In Chapter Five, Gilmartin provides a revisionist account of Coleridge’s and Southey’s conservative, pro-establishment writings that resists the Hazlittian tendency among literary critics to cast their late careers as an example of two “apostates,” turncoats who abandoned their earlier ties to the radical cause.   Rather, Gilmartin argues that their combative literary enterprise resulted in “a reformist attack on radical reform” (207).   He also demonstrates how their differing views toward the state’s role in literary patronage is not simply an example of economic self-interest but rather of two opposing attitudes toward counterrevolutionary print culture: whereas Coleridge was invested in combating seditious print through his anti-Cobbett weekly subscription, The Friend (an unsuccessful print campaign that sought the patronage of the upper classes and, ideally, the crown), Southey considered this political move as inevitably ensnarled within a dangerous mode of radical publicity that required immediate state intervention as well ministerial (rather than crown) patronage for counterrevolutionary writers, like himself, pleading for harsher censorship measures.   Likewise, Gilmartin draws a key distinction between Coleridge’s and Southey’s programs for a national education under a renovated Anglican clergy: Coleridge pursued an innovative constitutional corrective by seeking to reconstitute Church property and the clergy as a “Third Estate” beyond the legal purview of Parliament, while Southey called for parliamentary legislation as a means of correcting the imbalance initiated by the English Reformation’s confiscation of Church property.   In the long run, Coleridge’s and Southey’s anti-Jacobin campaigns signal the end of counterrevolutionary expression.   For Gilmartin, their views represent a desperate and futile effort to safeguard the old regime in Britain against the corrosive effects of the “public” and thus end the crisis of the 1790s; with passing of the Reform Bill in 1832, their utopian dreams were dashed–the enfranchisement of the middle class proved that the “problem” of extra-parliamentary opinion was insurmountable.

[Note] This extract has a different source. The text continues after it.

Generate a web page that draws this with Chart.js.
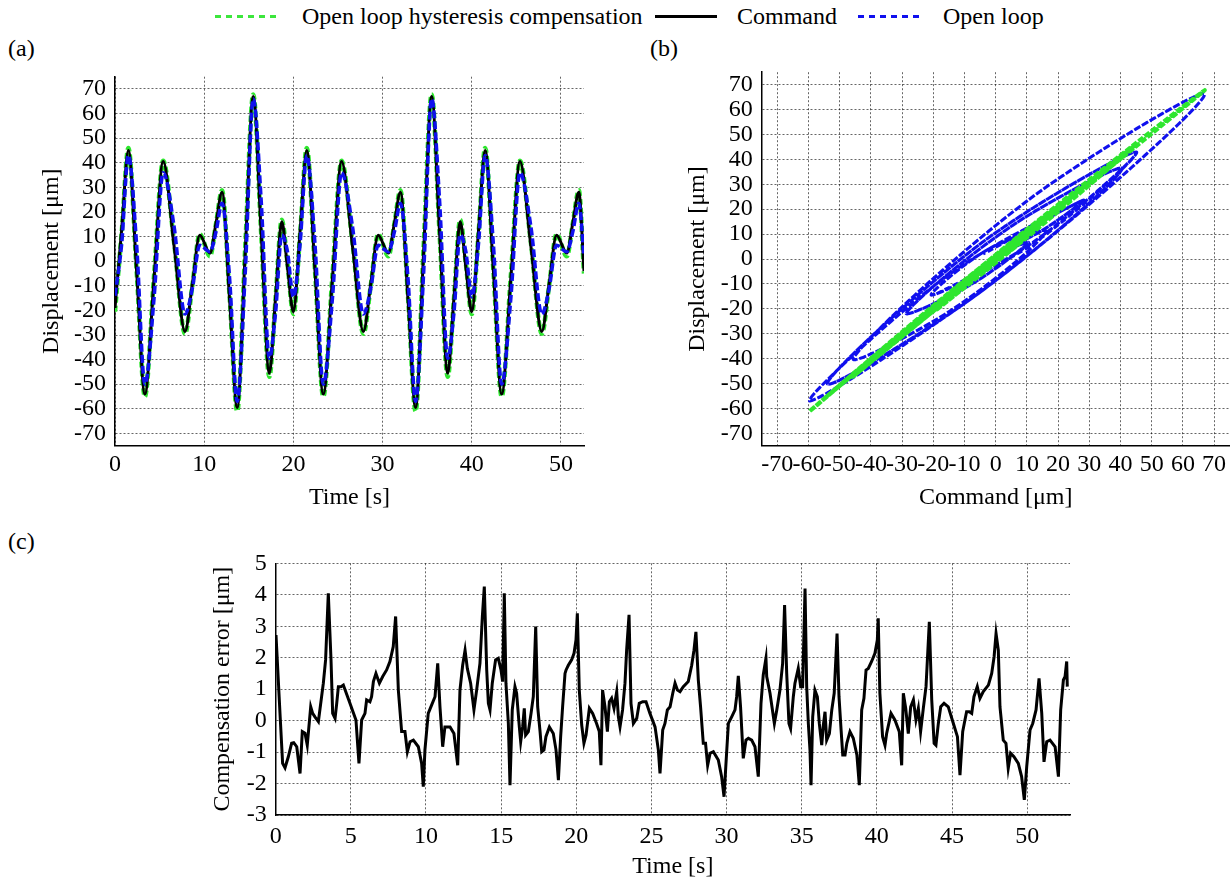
<!DOCTYPE html>
<html>
<head>
<meta charset="utf-8">
<title>Open loop hysteresis compensation</title>
<script src="https://cdn.jsdelivr.net/npm/chart.js@4.4.1/dist/chart.umd.min.js"></script>
<style>
body { margin:0; width:1232px; height:883px; position:relative; background:#fff; overflow:hidden;
       font-family:"Liberation Serif","Times New Roman",serif; color:#000; }
canvas { position:absolute; }
.txt { position:absolute; font-size:24px; line-height:24px; white-space:nowrap; }
.sample { position:absolute; height:3px; top:15px; }
</style>
</head>
<body>

<div class="sample" style="left:215px;width:62px;background:repeating-linear-gradient(to right,#3ce63c 0 6px,transparent 6px 11px)"></div>
<div class="txt" style="left:302px;top:4px">Open loop hysteresis compensation</div>
<div class="sample" style="left:655px;width:62px;background:#000"></div>
<div class="txt" style="left:737px;top:4px">Command</div>
<div class="sample" style="left:858px;width:65px;background:repeating-linear-gradient(to right,#1010ee 0 6px,transparent 6px 11px)"></div>
<div class="txt" style="left:943px;top:4px">Open loop</div>

<div class="txt" style="left:8px;top:36px">(a)</div>
<div class="txt" style="left:650px;top:36px">(b)</div>
<div class="txt" style="left:8px;top:529px">(c)</div>

<canvas id="chartA" width="600" height="470" style="left:0;top:60px"></canvas>
<canvas id="chartB" width="612" height="470" style="left:620px;top:60px"></canvas>
<canvas id="chartC" width="940" height="338" style="left:150px;top:545px"></canvas>

<script>
// time series (a) : extrema and mid-branch points
var tA = [0, 0.75, 1.5, 2.43, 3.35, 4.38, 5.4, 6.63, 7.85, 8.68, 9.5, 10.65, 11.33, 12.0, 12.85, 13.7, 14.6, 15.5, 16.4, 17.3, 18.0, 18.7, 19.33,
          20.0, 20.75, 21.5, 22.43, 23.35, 24.38, 25.4, 26.63, 27.85, 28.68, 29.5, 30.65, 31.33, 32.0, 32.85, 33.7, 34.6, 35.5, 36.4, 37.3, 38.0, 38.7, 39.33,
          40.0, 40.75, 41.5, 42.43, 43.35, 44.38, 45.4, 46.63, 47.85, 48.68, 49.5, 50.65, 51.33, 52.0, 52.58];
var cmdA = [-19, 13, 45, -4.5, -54, -6.8, 40.5, 6, -28.6, -9, 10.5, 3.3, 15.6, 28, -15.8, -59.5, 3.8, 67, 10.8, -45.5, -14.8, 16, -2.3,
            -20.5, 12.3, 45, -4.5, -54, -6.8, 40.5, 6, -28.6, -9, 10.5, 3.3, 15.6, 28, -15.8, -59.5, 3.8, 67, 10.8, -45.5, -14.8, 16, -2.3,
            -20.5, 12.3, 45, -4.5, -54, -6.8, 40.5, 6, -28.6, -9, 10.5, 3.3, 15.6, 28, -4];
var openA = [-14, 7, 43, 6.5, -50, -15, 36, 14, -21.5, -11, 6.5, 3.8, 12, 23.6, -7, -57, -5, 66, 24, -39.5, -21, 10.7, 4,
             -14.5, 7, 43, 6.5, -50, -15, 36, 14, -21.5, -11, 6.5, 3.8, 12, 23.6, -7, -57, -5, 66, 24, -39.5, -21, 10.7, 4,
             -14.5, 7, 43, 6.5, -50, -15, 36, 14, -21.5, -11, 6.5, 3.8, 12, 23.6, 2];
var compA = [-20.5, 11.7, 46, -4.2, -55, -5.7, 40.8, 7.4, -29.5, -9.7, 11, 2, 15.4, 28.8, -14.4, -61, 5.6, 67.8, 10.5, -47, -15.3, 16.8, -0.7,
             -21.5, 11, 46, -4.2, -55, -5.7, 40.8, 7.4, -29.5, -9.7, 11, 2, 15.4, 28.8, -14.4, -61, 5.6, 67.8, 10.5, -47, -15.3, 16.8, -0.7,
             -21.5, 11, 46, -4.2, -55, -5.7, 40.8, 7.4, -29.5, -9.7, 11, 2, 15.4, 28.8, -5];

// compensation error (c)
var tErr = [0.02, 0.3, 0.46, 0.62, 0.84, 1.06, 1.2, 1.4, 1.62, 1.77,
  1.95, 2.1, 2.33, 2.46, 2.61, 2.84, 3.17, 3.32, 3.5, 3.68,
  3.79, 3.95, 4.06, 4.17, 4.34, 4.5, 4.94, 5.34, 5.54, 5.72,
  5.94, 6.05, 6.27, 6.38, 6.5, 6.67, 6.9, 7.12, 7.38, 7.6,
  7.82, 7.98, 8.16, 8.38, 8.6, 8.76, 8.94, 9.16, 9.49, 9.71,
  9.82, 9.93, 10.15, 10.38, 10.6, 10.78, 10.93, 11.11, 11.26, 11.6,
  11.86, 12.11, 12.26, 12.44, 12.6, 12.75, 12.97, 13.19, 13.37, 13.59,
  13.75, 13.88, 14.04, 14.15, 14.26, 14.41, 14.63, 14.81, 14.99, 15.1,
  15.21, 15.32, 15.48, 15.59, 15.74, 15.92, 16.03, 16.21, 16.3, 16.43,
  16.54, 16.63, 16.81, 16.99, 17.14, 17.3, 17.43, 17.59, 17.7, 17.85,
  17.98, 18.21, 18.47, 18.65, 18.81, 18.96, 19.09, 19.25, 19.32, 19.47,
  19.69, 19.85, 19.98, 20.07, 20.2, 20.36, 20.51, 20.65, 20.87, 21.09,
  21.35, 21.53, 21.64, 21.75, 21.91, 22.07, 22.2, 22.35, 22.51, 22.69,
  22.8, 22.91, 23.08, 23.24, 23.35, 23.51, 23.64, 23.8, 24.02, 24.19,
  24.42, 24.64, 24.9, 25.24, 25.46, 25.57, 25.75, 25.9, 26.06, 26.24,
  26.42, 26.57, 26.73, 26.9, 27.12, 27.45, 27.68, 27.83, 27.96, 28.12,
  28.27, 28.45, 28.6, 28.74, 28.9, 29.12, 29.45, 29.67, 29.83, 29.96,
  30.12, 30.34, 30.56, 30.67, 30.78, 30.93, 31.11, 31.29, 31.45, 31.67,
  31.89, 32.11, 32.29, 32.44, 32.62, 32.67, 32.89, 33.18, 33.34, 33.55,
  33.73, 33.86, 34.0, 34.15, 34.26, 34.44, 34.55, 34.77, 34.93, 35.06,
  35.22, 35.33, 35.44, 35.55, 35.62, 35.73, 35.88, 36.04, 36.17, 36.33,
  36.44, 36.55, 36.66, 36.84, 37.0, 37.16, 37.35, 37.48, 37.62, 37.73,
  37.88, 38.0, 38.21, 38.43, 38.67, 38.83, 38.99, 39.14, 39.28, 39.43,
  39.65, 39.87, 40.03, 40.09, 40.2, 40.38, 40.54, 40.65, 40.94, 41.2,
  41.49, 41.65, 41.76, 41.92, 42.09, 42.25, 42.43, 42.6, 42.76, 42.91,
  43.09, 43.27, 43.49, 43.65, 43.81, 43.93, 44.09, 44.25, 44.47, 44.75,
  45.09, 45.36, 45.53, 45.71, 45.86, 45.97, 46.15, 46.31, 46.46, 46.68,
  46.86, 47.08, 47.42, 47.64, 47.8, 47.93, 48.08, 48.19, 48.41, 48.59,
  48.74, 48.9, 49.12, 49.41, 49.63, 49.81, 49.97, 50.19, 50.37, 50.59,
  50.79, 50.97, 51.12, 51.3, 51.52, 51.86, 52.08, 52.23, 52.41, 52.52,
  52.63, 52.67];
var errC = [2.72, 0.1, -1.36, -1.5, -1.15, -0.72, -0.7, -0.83, -1.68, -0.35,
  -0.4, -0.78, 0.44, 0.23, 0.12, -0.03, 1.19, 1.93, 4.05, 1.93,
  0.23, 0.07, 0.55, 1.08, 1.08, 1.13, 0.55, 0.02, -1.36, 0.02,
  0.23, 0.66, 0.6, 0.76, 1.24, 1.5, 1.19, 1.4, 1.61, 1.88,
  2.35, 3.31, 0.97, -0.35, -0.35, -0.99, -0.67, -0.62, -0.83, -1.36,
  -2.1, -0.93, 0.23, 0.5, 0.76, 1.82, 0.44, -0.83, -0.2, -0.2,
  -0.41, -1.42, 0.97, 1.76, 2.24, 1.66, 1.19, 0.34, 0.97, 1.82,
  3.31, 4.26, 1.61, 0.55, 0.34, 1.19, 1.93, 1.98, 1.61, 1.24,
  4.05, 1.19, -0.09, -2.05, 0.34, 1.08, 0.87, -0.2, -0.67, -0.2,
  0.39, -0.46, -0.35, 0.23, 0.76, 2.99, 0.44, -0.35, -0.99, -0.93,
  -0.51, -0.2, -0.41, -0.93, -1.89, -0.51, 0.44, 1.5, 1.61, 1.76,
  1.93, 2.14, 2.56, 3.41, 0.97, -0.14, -0.72, -0.46, 0.39, 0.23,
  -0.09, -0.35, -1.42, 0.97, 0.44, -0.35, 0.6, 0.71, 0.39, 0.92,
  0.12, -0.2, 0.34, 1.19, 2.24, 3.36, 0.55, -0.09, 0.07, 0.55,
  0.6, 0.6, 0.23, -0.2, -0.93, -1.68, -0.3, -0.09, 0.34, 0.44,
  0.87, 1.19, 0.97, 0.92, 1.08, 1.24, 1.76, 2.24, 2.82, 1.29,
  0.44, -0.72, -0.72, -1.42, -1.04, -0.99, -1.25, -1.78, -2.42, -1.36,
  -0.09, 0.12, 0.34, 0.76, 1.42, 0.44, -1.2, -0.62, -0.56, -0.62,
  -0.83, -1.78, 0.55, 1.45, 1.98, 1.4, 0.87, -0.09, 0.34, 0.97,
  1.82, 3.67, 1.5, -0.09, -0.25, 0.76, 1.19, 1.66, 1.08, 1.08,
  4.2, 1.08, -0.09, -0.94, -2.05, 0.12, 0.97, 0.76, -0.09, -0.78,
  -0.14, 0.28, -0.62, -0.41, 0.34, 0.87, 2.77, 0.76, -0.3, -1.09,
  -1.09, -0.72, -0.35, -0.56, -1.09, -2.05, 0.34, 0.71, 1.61, 1.66,
  1.88, 2.14, 2.56, 3.25, 0.87, -0.51, -0.78, -0.41, 0.23, 0.02,
  -0.35, -1.42, 0.87, 0.39, -0.41, 0.44, 0.66, 0.02, 0.39, -0.35,
  0.39, 1.08, 3.14, 0.66, -0.72, -0.78, -0.09, 0.44, 0.55, 0.44,
  -0.09, -0.51, -1.73, -0.35, 0.02, 0.28, 0.28, 0.23, 0.76, 1.08,
  0.71, 0.92, 1.13, 1.5, 2.03, 2.77, 2.24, 0.44, -0.62, -0.72,
  -1.52, -1.04, -1.15, -1.36, -1.78, -2.52, -1.46, -0.3, -0.09, 0.34,
  1.34, 0.23, -1.31, -0.67, -0.62, -0.83, -1.78, 0.34, 1.29, 1.4,
  1.88, 1.08];

// tick labels
var ticksTimeA = [0, 10, 20, 30, 40, 50];
var ticksDisp = [-70, -60, -50, -40, -30, -20, -10, 0, 10, 20, 30, 40, 50, 60, 70];
var ticksCmd = [-70, -60, -50, -40, -30, -20, -10, 0, 10, 20, 30, 40, 50, 60, 70];
var ticksTimeC = [0, 5, 10, 15, 20, 25, 30, 35, 40, 45, 50];
var ticksErr = [-3, -2, -1, 0, 1, 2, 3, 4, 5];

var GREEN = '#2ee62e';
var BLUE = '#1010ee';
var SERIF = "'Liberation Serif', serif";

Chart.defaults.font.family = SERIF;
Chart.defaults.font.size = 24;
Chart.defaults.color = '#000';

function pairs(xs, ys) {
  return xs.map(function (x, i) { return { x: x, y: ys[i] }; });
}

// one axis, box size fixed so the plot areas sit where the figure has them
function axis(min, max, tickValues, title, boxSize, titlePad, isX, tickPad) {
  return {
    type: 'linear',
    min: min,
    max: max,
    afterBuildTicks: function (s) { s.ticks = tickValues.map(function (v) { return { value: v }; }); },
    afterFit: function (s) {
      if (isX) { s.height = boxSize; s.paddingLeft = 0; s.paddingRight = 0; }
      else { s.width = boxSize; s.paddingTop = 0; s.paddingBottom = 0; }
    },
    ticks: { autoSkip: false, maxRotation: 0, minRotation: 0, padding: tickPad,
             color: '#000', font: { family: SERIF, size: 24 },
             callback: function (v) { return String(v); } },
    grid: { color: 'rgba(0,0,0,0.6)', lineWidth: 1, drawTicks: false },
    border: { display: true, color: '#000', width: 1.5, dash: [2, 2] },
    title: { display: true, text: title, color: '#000', font: { family: SERIF, size: 24 },
             padding: isX ? { top: 0, bottom: titlePad } : { top: titlePad, bottom: 0 } }
  };
}

var common = {
  responsive: false,
  animation: false,
  devicePixelRatio: 1,
  plugins: { legend: { display: false }, tooltip: { enabled: false } },
  elements: { point: { radius: 0 } }
};

// (a)
new Chart(document.getElementById('chartA'), {
  type: 'line',
  data: { datasets: [
    { data: pairs(tA, openA), borderColor: BLUE, borderWidth: 3.5, borderDash: [8, 3], cubicInterpolationMode: 'monotone' },
    { data: pairs(tA, cmdA), borderColor: '#000', borderWidth: 3, cubicInterpolationMode: 'monotone' },
    { data: pairs(tA, compA), borderColor: GREEN, borderWidth: 4.5, borderDash: [6, 3], cubicInterpolationMode: 'monotone' }
  ]},
  options: Object.assign({}, common, {
    layout: { padding: { left: 0, right: 16, top: 16.7, bottom: 0 } },
    scales: {
      x: axis(0, 52.58, ticksTimeA, 'Time [s]', 84.3, 17.6, true, 5),
      y: axis(-75, 75, ticksDisp, 'Displacement [\u03bcm]', 115, 37.6, false, 9)
    }
  })
});

// (b)
new Chart(document.getElementById('chartB'), {
  type: 'scatter',
  data: { datasets: [
    { data: pairs(cmdA, compA), showLine: true, borderColor: GREEN, borderWidth: 4, borderDash: [6, 2], tension: 0.35 },
    { data: pairs(cmdA, openA), showLine: true, borderColor: BLUE, borderWidth: 3, borderDash: [6, 3], tension: 0.35 }
  ]},
  options: Object.assign({}, common, {
    layout: { padding: { left: 0, right: 2.3, top: 12.2, bottom: 0 } },
    scales: {
      x: axis(-75, 75, ticksCmd, 'Command [\u03bcm]', 84.2, 17.6, true, 5),
      y: axis(-75, 75, ticksDisp, 'Displacement [\u03bcm]', 141.7, 63.1, false, 9)
    }
  })
});

// (c)
new Chart(document.getElementById('chartC'), {
  type: 'line',
  data: { datasets: [
    { data: pairs(tErr, errC), borderColor: '#000', borderWidth: 3, tension: 0 }
  ]},
  options: Object.assign({}, common, {
    layout: { padding: { left: 0, right: 20, top: 18.3, bottom: 0 } },
    scales: {
      x: axis(0, 52.85, ticksTimeC, 'Time [s]', 68, 1.6, true, 7),
      y: axis(-3, 5, ticksErr, 'Compensation error [\u03bcm]', 125.7, 58.6, false, 9)
    }
  })
});
</script>
</body>
</html>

Despite its rigid Anglo-nationalist perspective, I highly recommend Writing against Revolution to fellow Romanticists as well as those in other fields and disciplines.   Indeed, Gilmartin’s anti-Whiggish approach toward the Long Counterrevolution has rich implications for research on the eighteenth-century public sphere, transatlantic print forms, political and literary theory, feminist and gender studies, religious studies, and history.   After reading his book, one is left with a number of intriguing questions: how does one define “radicalism” between the years 1790 and 1832, considering that the English radical movement possessed no monopoly on public print culture, the language of opposition, the idea of critical rationality, and the project of “progressive” innovation?   Does counterrevolutionary expression allow for a certain type of female agency in the writings of More and Hamilton that would not be available in “radical” modes of feminist writing?   In the final analysis, Gilmartin concludes that More’s Evangelical print campaign “turned out to be the most enduring in part because it was the most willing to address ordinary readers” (252).   This revisionist account allows critics to rethink eighteenth-century Evangelical print culture, from George Whitefield to More, as a crucial element in the transatlantic public sphere.[7]   Thanks to Gilmartin’s book, debunking Hazlitt’s liberal myth means much more than that–this critical gesture offers an exciting opportunity to reread England’s literary and cultural history with a fresh pair of eyes.


NOTES

[1]   William Hazlitt, The Life of Napoleon Buonaparte, in The Complete Works of William Hazlitt, 21 vols., ed. Percival Presland Howe (London and Toronto, 1930), 1:46.

[2]   Herbert Butterfield, The Whig Interpretation of History (London, 1959), 11-12.

[3]   Jürgen Habermas, The Structural Transformation of the Public Sphere (Cambridge, Mass., 1989).   Habermas’s theory has inspired a number of works in Romantic literary studies that have sought to revise and expand his insights on Revolution and subversive print culture.   See Jon Klancher, The Making of English Reading Audiences, 1790-1832 (Madison, 1987); Kevin Gilmartin, Print Politics: The Press and Radical Opposition in Early Nineteenth-Century England (Cambridge, 1996); Paul Keen, The Crisis of Literature in the 1790s: Print Culture and the Public Sphere (Cambridge, 1999); and Ian Haywood, The Revolution in Popular Literature: Print, Politics and the People, 1790-1860 (Cambridge, 2004).

[4]   See Anne Mellor, Mothers of Nation (Bloomington, 2000), 13-38; and Kathryn Sutherland, “Hannah More’s Counter-Revolutionary Feminism,” Revolution in Writing: British Literary Responses to the French Revolution, ed. Kelvin Everest (Milton Keynes and Philadelphia, 1991), 53-61.

[5]   See Clare Midgley, Women against Slavery: The British Campaigns, 1780-1870 (London and New York, 1992), 27-29; and Anne Stott, Hannah More: The First Victorian (Oxford, 2003), 95.   Alan Richardson has shown that More’s edited version of Eaglesfield Smith’s The Sorrows of Yamba mitigates the radical aspects of the British anti-slavery movement, introduces authoritative male figures, and deploys the Evangelical rhetoric of conversion and reformation.   These revisions reflect More’s use of counterrevolutionary expression in her CR address to the poor of England.   See Richardson, “‘The Sorrows of Yamba,’ by Eaglesfield Smith and Hannah More: Authorship, Ideology, and the Fractures of Antislavery Discourse,” Romanticism on the Net 28 (2002), par. 1-22.

[6]   Terry Eagleton, The Function of Criticism (London, 1984), 9.

[7]   See Frank Lambert, “Pedlar in Divinity”: George Whitefield and the Transatlantic Revivals, 1737-1770 (Princeton, 1994).